STORED DATA
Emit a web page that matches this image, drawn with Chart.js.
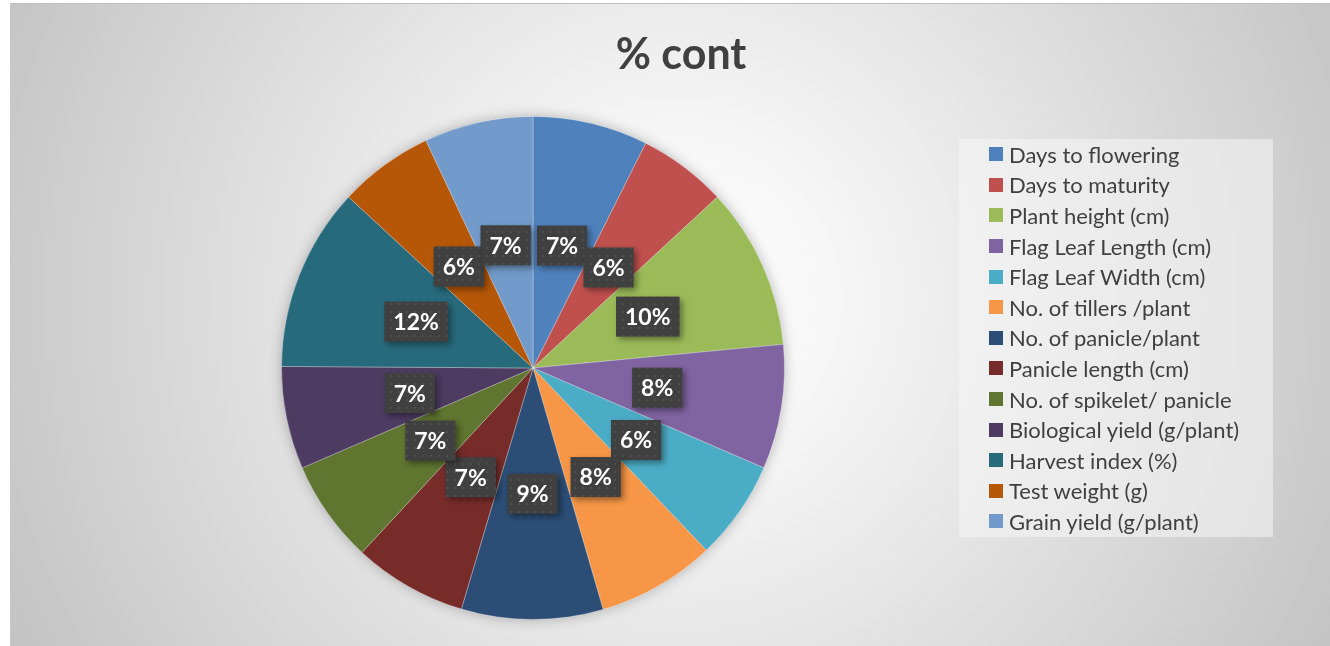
<!DOCTYPE html>
<html lang="en">
<head>
  <meta charset="UTF-8" />
  <title>% cont</title>
  <script src="https://cdn.jsdelivr.net/npm/chart.js"></script>
  <style>
    body { margin: 0; background: #fff; font-family: Lato, 'Open Sans', sans-serif; }
    .frame {
      position: absolute; left: 10px; top: 3px; width: 1320px; height: 643px;
      border-top: 1px solid #bdbdbd; border-left: 1px solid #c9c9c9; box-sizing: border-box;
      background: radial-gradient(circle farthest-corner at 50.5% 46%, #ffffff 0%, #f7f7f7 20%, #e4e4e4 50%, #c3c3c3 100%);
      overflow: hidden;
    }
    #chart { position: absolute; left: 0; top: 0; }
    .title {
      position: absolute; left: 0; width: 1340px; top: 24px; text-align: center;
      font-weight: bold; font-size: 43px; color: #404040; line-height: 50px;
    }
    .legend {
      position: absolute; left: 948px; top: 135px; width: 314px; height: 398px;
      background: rgba(246,246,246,0.55);
    }
    .legend-item { display: flex; align-items: center; height: 30.6px; font-size: 22px; color: #404040; white-space: nowrap; }
    .legend-color { width: 14px; height: 14px; margin-left: 30px; margin-right: 6px; flex: none; }
  </style>
</head>
<body>
  <div class="frame">
    <canvas id="chart" width="1320" height="643"></canvas>
    <div class="title">% cont</div>
    <div class="legend" id="legend"></div>
  </div>

  <script>
    const categories = [
      "Days to flowering", "Days to maturity", "Plant height (cm)", "Flag Leaf Length (cm)",
      "Flag Leaf Width (cm)", "No. of tillers /plant", "No. of panicle/plant", "Panicle length (cm)",
      "No. of spikelet/ panicle", "Biological yield (g/plant)", "Harvest index (%)",
      "Test weight (g)", "Grain yield (g/plant)"
    ];
    const values = [7.4, 5.7, 10.4, 8.0, 6.4, 7.6, 9.1, 7.3, 6.6, 6.6, 11.8, 6.1, 7.0];
    const colors = [
      "#4F81BD", "#C0504D", "#9BBB59", "#8064A2", "#4BACC6", "#F79646",
      "#2C4D75", "#772C2A", "#5F7530", "#4D3B62", "#276A7C", "#B65708", "#729ACA"
    ];

    // html legend
    const legend = document.getElementById("legend");
    categories.forEach((c, i) => {
      legend.innerHTML += `<div class="legend-item"><div class="legend-color" style="background:${colors[i]}"></div>${c}</div>`;
    });

    // dotted fill for the label boxes
    function dotPattern(ctx) {
      const p = document.createElement("canvas");
      p.width = 8; p.height = 8;
      const pc = p.getContext("2d");
      pc.fillStyle = "#404040";
      pc.fillRect(0, 0, 8, 8);
      pc.fillStyle = "#4f4f4f";
      pc.fillRect(3, 3, 2, 2);
      return ctx.createPattern(p, "repeat");
    }

    const pieShadow = {
      id: "pieShadow",
      beforeDatasetsDraw(chart) {
        const arc = chart.getDatasetMeta(0).data[0];
        if (!arc) return;
        const ctx = chart.ctx;
        ctx.save();
        ctx.shadowColor = "rgba(0,0,0,0.3)";
        ctx.shadowBlur = 14;
        ctx.fillStyle = "#888";
        ctx.beginPath();
        ctx.arc(arc.x, arc.y, arc.outerRadius - 1, 0, Math.PI * 2);
        ctx.fill();
        ctx.restore();
      }
    };

    const boxLabels = {
      id: "boxLabels",
      afterDatasetsDraw(chart) {
        const ctx = chart.ctx;
        const total = values.reduce((a, b) => a + b, 0);
        const fill = dotPattern(ctx);
        ctx.save();
        ctx.font = "bold 23px Lato, sans-serif";
        ctx.textAlign = "center";
        ctx.textBaseline = "middle";
        chart.getDatasetMeta(0).data.forEach((arc, i) => {
          const pos = arc.tooltipPosition();
          const txt = Math.round(values[i] / total * 100) + "%";
          const w = ctx.measureText(txt).width + 18;
          const h = 40;
          ctx.save();
          ctx.shadowColor = "rgba(0,0,0,0.4)";
          ctx.shadowBlur = 6;
          ctx.shadowOffsetX = 3;
          ctx.shadowOffsetY = 3;
          ctx.fillStyle = fill;
          ctx.fillRect(pos.x - w / 2, pos.y - h / 2, w, h);
          ctx.restore();
          ctx.fillStyle = "#ffffff";
          ctx.fillText(txt, pos.x, pos.y + 1);
        });
        ctx.restore();
      }
    };

    new Chart(document.getElementById("chart"), {
      type: "pie",
      data: {
        labels: categories,
        datasets: [{
          data: values,
          backgroundColor: colors,
          borderColor: "rgba(255,255,255,0.3)",
          borderWidth: 1
        }]
      },
      options: {
        responsive: false,
        animation: false,
        layout: { padding: { top: 112, bottom: 27, left: 270, right: 546 } },
        plugins: {
          legend: { display: false },
          title: { display: false },
          tooltip: { enabled: false }
        }
      },
      plugins: [pieShadow, boxLabels]
    });
  </script>
</body>
</html>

WRITTEN PROBLEM
Working from the material above, transcribe it exactly while omitting pictures.

ANSWER
Emit a web page that matches this image, drawn with Chart.js.
<!DOCTYPE html>
<html lang="en">
<head>
  <meta charset="UTF-8" />
  <title>% cont</title>
  <script src="https://cdn.jsdelivr.net/npm/chart.js"></script>
  <style>
    body { margin: 0; background: #fff; font-family: Lato, 'Open Sans', sans-serif; }
    .frame {
      position: absolute; left: 10px; top: 3px; width: 1320px; height: 643px;
      border-top: 1px solid #bdbdbd; border-left: 1px solid #c9c9c9; box-sizing: border-box;
      background: radial-gradient(circle farthest-corner at 50.5% 46%, #ffffff 0%, #f7f7f7 20%, #e4e4e4 50%, #c3c3c3 100%);
      overflow: hidden;
    }
    #chart { position: absolute; left: 0; top: 0; }
    .title {
      position: absolute; left: 0; width: 1340px; top: 24px; text-align: center;
      font-weight: bold; font-size: 43px; color: #404040; line-height: 50px;
    }
    .legend {
      position: absolute; left: 948px; top: 135px; width: 314px; height: 398px;
      background: rgba(246,246,246,0.55);
    }
    .legend-item { display: flex; align-items: center; height: 30.6px; font-size: 22px; color: #404040; white-space: nowrap; }
    .legend-color { width: 14px; height: 14px; margin-left: 30px; margin-right: 6px; flex: none; }
  </style>
</head>
<body>
  <div class="frame">
    <canvas id="chart" width="1320" height="643"></canvas>
    <div class="title">% cont</div>
    <div class="legend" id="legend"></div>
  </div>

  <script>
    const categories = [
      "Days to flowering", "Days to maturity", "Plant height (cm)", "Flag Leaf Length (cm)",
      "Flag Leaf Width (cm)", "No. of tillers /plant", "No. of panicle/plant", "Panicle length (cm)",
      "No. of spikelet/ panicle", "Biological yield (g/plant)", "Harvest index (%)",
      "Test weight (g)", "Grain yield (g/plant)"
    ];
    const values = [7.4, 5.7, 10.4, 8.0, 6.4, 7.6, 9.1, 7.3, 6.6, 6.6, 11.8, 6.1, 7.0];
    const colors = [
      "#4F81BD", "#C0504D", "#9BBB59", "#8064A2", "#4BACC6", "#F79646",
      "#2C4D75", "#772C2A", "#5F7530", "#4D3B62", "#276A7C", "#B65708", "#729ACA"
    ];

    // html legend
    const legend = document.getElementById("legend");
    categories.forEach((c, i) => {
      legend.innerHTML += `<div class="legend-item"><div class="legend-color" style="background:${colors[i]}"></div>${c}</div>`;
    });

    // dotted fill for the label boxes
    function dotPattern(ctx) {
      const p = document.createElement("canvas");
      p.width = 8; p.height = 8;
      const pc = p.getContext("2d");
      pc.fillStyle = "#404040";
      pc.fillRect(0, 0, 8, 8);
      pc.fillStyle = "#4f4f4f";
      pc.fillRect(3, 3, 2, 2);
      return ctx.createPattern(p, "repeat");
    }

    const pieShadow = {
      id: "pieShadow",
      beforeDatasetsDraw(chart) {
        const arc = chart.getDatasetMeta(0).data[0];
        if (!arc) return;
        const ctx = chart.ctx;
        ctx.save();
        ctx.shadowColor = "rgba(0,0,0,0.3)";
        ctx.shadowBlur = 14;
        ctx.fillStyle = "#888";
        ctx.beginPath();
        ctx.arc(arc.x, arc.y, arc.outerRadius - 1, 0, Math.PI * 2);
        ctx.fill();
        ctx.restore();
      }
    };

    const boxLabels = {
      id: "boxLabels",
      afterDatasetsDraw(chart) {
        const ctx = chart.ctx;
        const total = values.reduce((a, b) => a + b, 0);
        const fill = dotPattern(ctx);
        ctx.save();
        ctx.font = "bold 23px Lato, sans-serif";
        ctx.textAlign = "center";
        ctx.textBaseline = "middle";
        chart.getDatasetMeta(0).data.forEach((arc, i) => {
          const pos = arc.tooltipPosition();
          const txt = Math.round(values[i] / total * 100) + "%";
          const w = ctx.measureText(txt).width + 18;
          const h = 40;
          ctx.save();
          ctx.shadowColor = "rgba(0,0,0,0.4)";
          ctx.shadowBlur = 6;
          ctx.shadowOffsetX = 3;
          ctx.shadowOffsetY = 3;
          ctx.fillStyle = fill;
          ctx.fillRect(pos.x - w / 2, pos.y - h / 2, w, h);
          ctx.restore();
          ctx.fillStyle = "#ffffff";
          ctx.fillText(txt, pos.x, pos.y + 1);
        });
        ctx.restore();
      }
    };

    new Chart(document.getElementById("chart"), {
      type: "pie",
      data: {
        labels: categories,
        datasets: [{
          data: values,
          backgroundColor: colors,
          borderColor: "rgba(255,255,255,0.3)",
          borderWidth: 1
        }]
      },
      options: {
        responsive: false,
        animation: false,
        layout: { padding: { top: 112, bottom: 27, left: 270, right: 546 } },
        plugins: {
          legend: { display: false },
          title: { display: false },
          tooltip: { enabled: false }
        }
      },
      plugins: [pieShadow, boxLabels]
    });
  </script>
</body>
</html>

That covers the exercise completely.